Let's get things started with some FAQs:
1. How can you have FAQs if the blog doesn't even exist yet?
A: I predict this question will come up a lot.
2. What the hell is poignant cheese?
A: It's so sharp, it brings tears to your eyes.
3. Is it ever appropriate to fake-tan your vulva?
A: Yes. But do a patch-test first.
4. I hear you've written a book. Can you tell us a bit about it?
A: Certainly! It's called Virtually Yours. It's a dramedy about internet dating and deception. I believe it is the first book to use thrush in a romantic context.

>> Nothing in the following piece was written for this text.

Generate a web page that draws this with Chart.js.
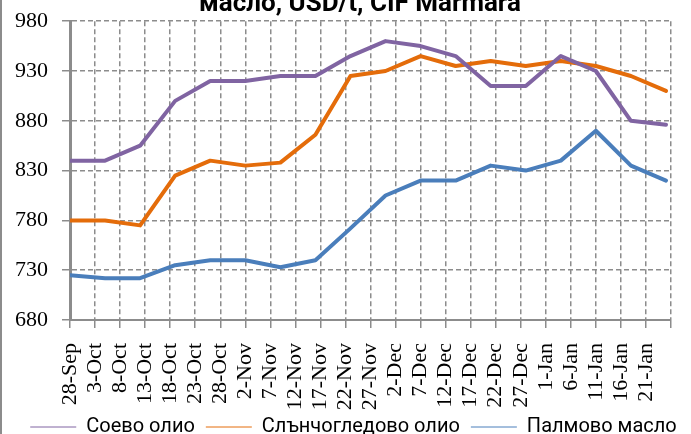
<!DOCTYPE html>
<html>
<head>
<meta charset="utf-8">
<script src="https://cdn.jsdelivr.net/npm/chart.js@4.4.0/dist/chart.umd.min.js"></script>
<style>
  html, body { margin: 0; padding: 0; background: #fff; overflow: hidden; }
  /* the first title line sits above the visible picture */
  #wrap { position: absolute; left: 0; top: -11px; width: 691px; height: 445px; }
</style>
</head>
<body>
<div id="wrap"><canvas id="myChart"></canvas></div>
<script>
// weekly quotes, day offset counted from 28-Sep
const weekDates = ["28-Sep", "5-Oct", "12-Oct", "19-Oct", "26-Oct", "2-Nov", "9-Nov", "16-Nov", "23-Nov",
  "30-Nov", "7-Dec", "14-Dec", "21-Dec", "28-Dec", "4-Jan", "11-Jan", "18-Jan", "25-Jan"];
const dayOffset = [0, 7, 14, 21, 28, 35, 42, 49, 56, 63, 70, 77, 84, 91, 98, 105, 112, 119];

const soyOil = [840, 840, 855, 900, 920, 920, 925, 925, 945, 960, 955, 945, 915, 915, 945, 930, 880, 876];
const sunOil = [780, 780, 775, 825, 840, 835, 838, 866, 925, 930, 945, 935, 940, 935, 940, 935, 925, 910];
const palmOil = [725, 722, 722, 735, 740, 740, 733, 740, 772, 805, 820, 820, 835, 830, 840, 870, 835, 820];

// axis labels every 5 days
const tickLabels = ["28-Sep", "3-Oct", "8-Oct", "13-Oct", "18-Oct", "23-Oct", "28-Oct", "2-Nov", "7-Nov",
  "12-Nov", "17-Nov", "22-Nov", "27-Nov", "2-Dec", "7-Dec", "12-Dec", "17-Dec", "22-Dec", "27-Dec",
  "1-Jan", "6-Jan", "11-Jan", "16-Jan", "21-Jan"];

const seriesNames = ["Соево олио", "Слънчогледово олио", "Палмово масло"];
const titleText = "  масло, USD/t, CIF Marmara";

function points(values) {
  return values.map(function (v, i) {
    return { x: dayOffset[i], y: v };
  });
}

// let tick labels run outside the scale box (no clipping)
function noLabelClip(s) {
  s._computeLabelArea = function () {
    return undefined;
  };
}

const frame = {
  id: "frame",
  beforeDraw: function (chart) {
    const c = chart.ctx;
    c.save();
    c.fillStyle = "#fff";
    c.fillRect(0, 0, chart.width, chart.height);
    c.strokeStyle = "#8c8c8c";
    c.lineWidth = 2;
    c.beginPath();
    c.moveTo(1, 0);
    c.lineTo(1, chart.height);
    c.stroke();
    c.restore();
  },
};

const gridGray = "#8c8c8c";
const serif = { family: "'Liberation Serif', 'Times New Roman', serif", size: 22 };

new Chart(document.getElementById("myChart"), {
  type: "line",
  data: {
    datasets: [
      { label: seriesNames[0], data: points(soyOil), borderColor: "#8064A2", backgroundColor: "#8064A2" },
      { label: seriesNames[1], data: points(sunOil), borderColor: "#E46C0A", backgroundColor: "#E46C0A" },
      { label: seriesNames[2], data: points(palmOil), borderColor: "#4A7EBB", backgroundColor: "#4A7EBB" },
    ],
  },
  options: {
    responsive: true,
    maintainAspectRatio: false,
    animation: false,
    layout: { padding: { left: 16, right: 0, top: 0, bottom: -13 } },
    elements: {
      line: { borderWidth: 4, tension: 0, borderCapStyle: "round", borderJoinStyle: "round" },
      point: { radius: 0, hoverRadius: 0 },
    },
    scales: {
      x: {
        type: "linear",
        min: 0,
        max: 120,
        afterFit: function (s) {
          s.height = 86;
          s.paddingRight = 20;
          noLabelClip(s);
        },
        ticks: {
          stepSize: 5,
          autoSkip: false,
          minRotation: 90,
          maxRotation: 90,
          padding: 15,
          color: "#000",
          font: serif,
          callback: function (v) {
            return tickLabels[v / 5] || "";
          },
        },
        grid: {
          color: gridGray,
          lineWidth: 1.5,
          tickLength: 8,
          tickColor: gridGray,
          tickBorderDash: [],
        },
        border: { display: true, color: gridGray, width: 2, dash: [5, 3] },
      },
      y: {
        min: 680,
        max: 980,
        afterFit: function (s) {
          s.width = 54;
          noLabelClip(s);
        },
        ticks: { stepSize: 50, color: "#000", font: serif, padding: 14 },
        grid: {
          color: gridGray,
          lineWidth: 1.5,
          tickLength: 8,
          tickColor: gridGray,
          tickBorderDash: [],
        },
        border: { display: true, color: gridGray, width: 3, dash: [5, 3] },
      },
    },
    plugins: {
      title: {
        display: true,
        text: titleText,
        color: "#000",
        font: { family: "Roboto", size: 26, weight: "bold" },
        padding: { top: 0, bottom: 1 },
      },
      legend: {
        position: "bottom",
        labels: {
          usePointStyle: true,
          pointStyle: "line",
          pointStyleWidth: 46,
          color: "#000",
          padding: 11,
          font: { family: "Roboto", size: 20 },
        },
      },
      tooltip: { enabled: false },
    },
  },
  plugins: [frame],
});
</script>
</body>
</html>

5. Why has this text turned blue?
A: I am experiencing technical problems with my font colour changer. Perhaps it's cold.
6. What is your blog's mission statement?
7. Your purpose for existing. Your goal?
A: Ah ... I see. Just a moment please ...
Ahem. I seek to inspire and nurture the human spirit. One person, one cup, and one neighbourhood at a time.
8. Isn't that Starbuck's mission state-- Unfortunately I seem to have run out of space. Once again, a big welcome to all my new readers. Together, let's embrace all that is poignant and cheesy. (Yes, that includes you, Jack Vidgen). And don't forget to look out for my new book: Virtually
Unpublishable - I mean Yours! Virtually Yours!